You know, as an Asian artist, you just create things and you show up and then do your thing, do your best, and then I have no control of what audience thinks of me at all. That’s their stuff, not mine. I’m really careful not to take it too personally.

You recently posted on social media about Marie Kondo. Do you have feelings about the way she’s fetishized and fixated on?
I just saw her show on Netflix. I started watching her maybe a week ago, and I really started cleaning up my place. She really inspired me! I wasn’t aware of how people were talking about her on Twitter. What were they saying?

Someone suggested her speaking Japanese was a sign of America in decline on Monday, and there’s been plenty of other white people characterizing her as some kind of magical pixie sprite.
Oh wow, I feel more like, I’m from Japan and really familiar with Japanese culture, I just thought it was wonderful. Like she’s trying to teach more on the spiritual side of cleaning, and then I was thinking maybe I should teach that to my boyfriend.

Does the #MeToo movement inform your work at all? How do you see it changing comedy?
I think it’s a really, really good movement, I’m so happy it happened.

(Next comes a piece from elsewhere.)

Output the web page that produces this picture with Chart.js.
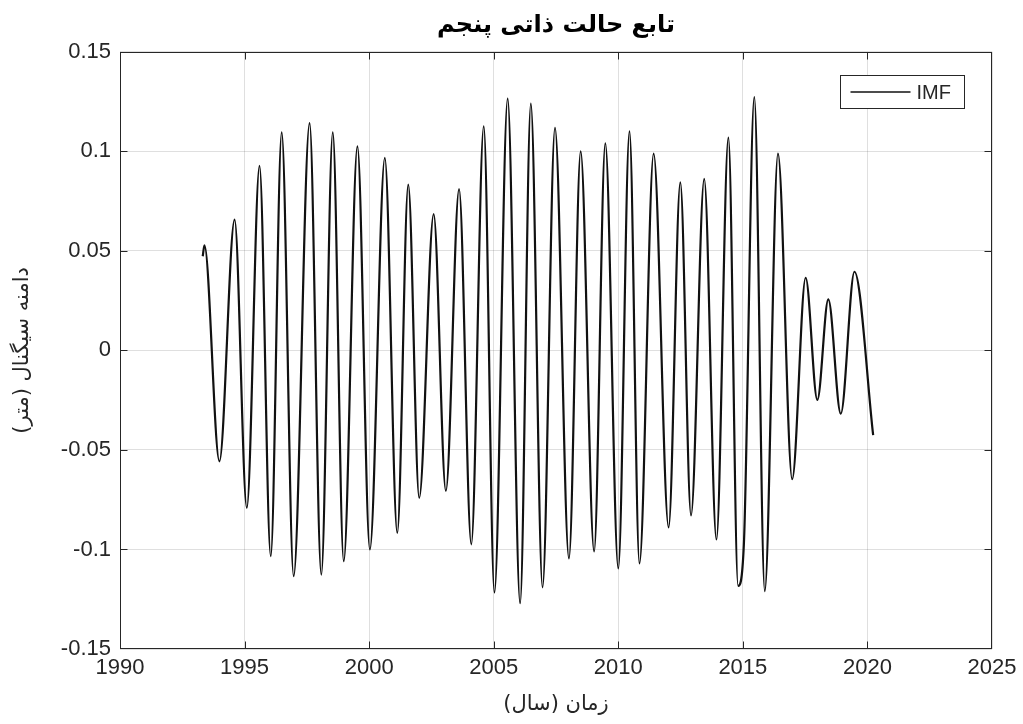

When I just started in comedy, there was roast battle for my boyfriend’s birthday. My boyfriend is a stand-up comedian too, and in order to make fun of him, a lot of the jokes went in the direction of, OK his name is Byron, so ‘Byron is so busy writing new jokes for Yumi,’ and then ‘Oh I want him to write my jokes too, but I hear you have to be Japanese and you have to suck his dick.’ I think after the movement, there’s more awareness of like how to respect female comedians. Sometimes you hear jokes like ‘because of this movement I have to be careful who I can hug,’ and it’s like, that’s exactly the point, you have to be a little bit more aware when you do an action, is this creepy or not creepy.

So no more comments about your boyfriend writing jokes?
No, now they make fun that I’m writing jokes for him.

Interview has been edited for style and clarity.